The studio band is run by the terrifying and bullish Terence Fletcher, although no one in the film has earned the right to call him by his first name. Fletcher is an imposing presence who rules his studio with an iron fist, imposing his will on his subjects by demanding an impossible level of perfection in their performance. Heaven help you if you hear him say ‘that’s not quite my tempo.’
Fletcher first happens upon Neiman when he is practising in the conservatory and within seconds he has a profound affect on the young man. Fletcher is rude and dismissive but dangles just enough of an interest in Neiman’s talents as a drummer that it consumes him as he tries to win his teacher’s approval. Fletcher invites Neiman to be a back up drummer for the studio band. “Be here tomorrow morning at 6 a.m sharp!” says Fletcher. Neiman complies and the next day he sits in the studio for three miserable hours by himself until the session starts…at 9 a.m. Let the mind games begin.
Whiplash is a study on greatness, both the pursuit of it and what its worth sacrificing for. Neiman, played by Miles Teller in a breakout performance, seems like a nice young man at the start of the film who has a healthy ambition and plenty of wide eyed optimism. When he is first invited to join the studio band, he is high on confidence and asks the girl at his local cineplex (Melissa Benoiste) out on a date. Later, he decides that she is an unnecessary distraction on his path to greatness and he dumps her unceremoniously and without any pleasantries.
J.K Simmons is a force of nature as Fletcher and brings a nerve-racking tension to every scene he appears in.

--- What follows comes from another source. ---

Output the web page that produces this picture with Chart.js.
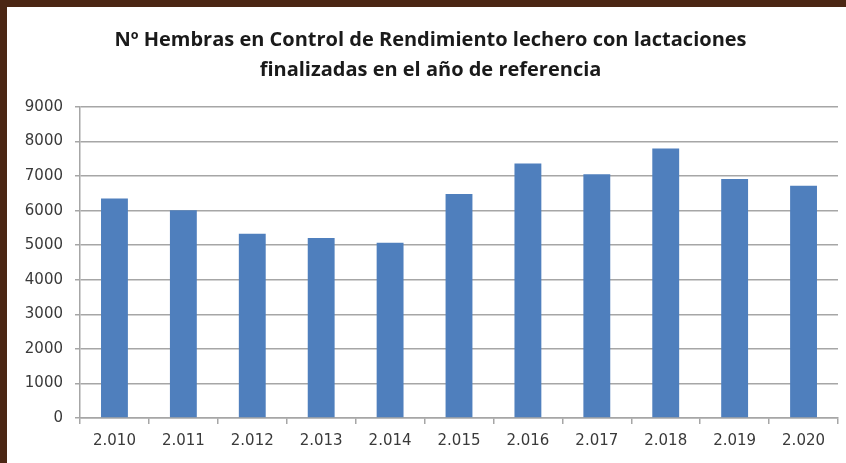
<!DOCTYPE html>
<html>
<head>
<meta charset="utf-8">
<script src="https://cdn.jsdelivr.net/npm/chart.js@4/dist/chart.umd.min.js"></script>
<style>
  html, body { margin: 0; padding: 0; background: #fff; }
  body { width: 846px; height: 463px; position: relative; overflow: hidden; }
  .edge { position: absolute; background: #4b2714; }
  #edgeTop { left: 0; top: 0; width: 846px; height: 7px; }
  #edgeLeft { left: 0; top: 0; width: 7px; height: 463px; }
  #edgeRight { position: absolute; right: 0; top: 7px; width: 6px; height: 456px; background: #fff; z-index: 5; }
  #wrap { position: absolute; left: 7px; top: 7px; width: 839px; height: 456px; }
</style>
</head>
<body>
<div class="edge" id="edgeTop"></div>
<div class="edge" id="edgeLeft"></div>
<div id="wrap"><canvas id="chart"></canvas></div>
<div id="edgeRight"></div>
<script>
// years shown on the x axis
var years = ['2.010', '2.011', '2.012', '2.013', '2.014', '2.015', '2.016', '2.017', '2.018', '2.019', '2.020'];
// number of females
var hembras = [6350, 6010, 5335, 5210, 5075, 6480, 7365, 7055, 7800, 6915, 6720];
var titleLines = ['Nº Hembras en Control de Rendimiento lechero con lactaciones', 'finalizadas en el año de referencia'];

var gridGray = '#a6a6a6';
var tickFont = { family: 'DejaVu Sans', size: 15 };

new Chart(document.getElementById('chart'), {
  type: 'bar',
  data: {
    labels: years,
    datasets: [{
      data: hembras,
      backgroundColor: '#4f7fbd',
      borderWidth: 0,
      categoryPercentage: 1,
      barPercentage: 0.39
    }]
  },
  options: {
    responsive: true,
    maintainAspectRatio: false,
    animation: false,
    // left padding pushes the title a bit right, y axis width is reduced to match
    layout: { padding: { left: 16, right: 8, top: 0, bottom: 0 } },
    plugins: {
      legend: { display: false },
      tooltip: { enabled: false },
      title: {
        display: true,
        text: titleLines,
        color: '#1a1a1a',
        font: { family: 'Open Sans', size: 20, weight: 'bold', lineHeight: 30 / 20 },
        padding: { top: 18, bottom: 22 }
      }
    },
    scales: {
      x: {
        grid: { display: true, drawOnChartArea: false, offset: true, color: gridGray, lineWidth: 1.5, tickLength: 6 },
        border: { display: true, color: gridGray, width: 1.5 },
        ticks: { color: '#3a3a3a', font: tickFont, padding: 8, maxRotation: 0 },
        afterFit: function(scale) { scale.height = 45; }
      },
      y: {
        min: 0,
        max: 9000,
        grid: { color: gridGray, lineWidth: 1.5, tickLength: 5 },
        border: { display: true, color: gridGray, width: 1.5 },
        ticks: {
          stepSize: 1000, color: '#3a3a3a', font: tickFont, padding: 12,
          callback: function(v) { return String(v); }
        },
        afterFit: function(scale) { scale.width = 57; }
      }
    }
  }
});
</script>
</body>
</html>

Simmons has made his name in Hollywood as an excellent character actor but finally he has a role that allows him to really show off his acting chops as he booms, bellows and manipulates his students, in his never ending search for greatness. When he sees Neiman rise to the challenge – competing with two other candidates for the lead drummer role until 2 a.m; practising until his hands bleed – Fletcher realizes he may have at long last found the jazz prodigy he’s been looking for. He gives it his damnedest to push Neiman to breaking point, believing he will either help him attain his full potential or reveal him to be a pretender whose best wasn’t good enough.
It’s easy to draw parallels between Whiplash and films about professional sport. It shares similar narrative themes with its mentor and pupil storyline and plenty of the same tropes – an obsession with discipline, training montages and macho posturing about the pursuit of excellence.
There are individual scenes in the film that I thought were perfect showcases for the talents of Teller and Simmons as they spar with one another verbally and musically. The power dynamic between the two shifts constantly as Neiman lurches between approval seeking submission and white hot rage when he feels slighted by Fletcher. For his part, Fletcher seems to be playing Neiman and keeping him off guard, switching between hard nosed and unforgiving task master and a conciliatory mentor who believes tough love is the only way to rise above mediocrity. It’s not clear for most of Whiplash what Fletcher’s true intentions are.
Whiplash shifts gears in the third act and after a taut spell of tension and gamesmanship, the closing chapter moves into the realm of the fantastical. It’s likely that this change in tone might lose some of the audience who find the narrative developments a little too convenient and a strain on their credulity. It’s all done to set the stage for a final scene where Neiman and Fletcher push one another to a bloody, spell binding and breath taking conclusion. I think its quite a risky direction to take the film but one that pays off handsomely. It’s a final act that builds upon all of the pressure of the preceding ninety minutes and builds to an incredible crescendo of snares, cymbals and sweat. When the closing credits finally popped, I realized I had been holding my breath. It’s quite the finale.
Who knew a film about jazz could be quite so visceral? The whiplash in the film’s title refers to an oft played Hank Levy tune in the film but it also aptly describes the feeling of the viewer at the end of a riveting tale about a master and his apprentice.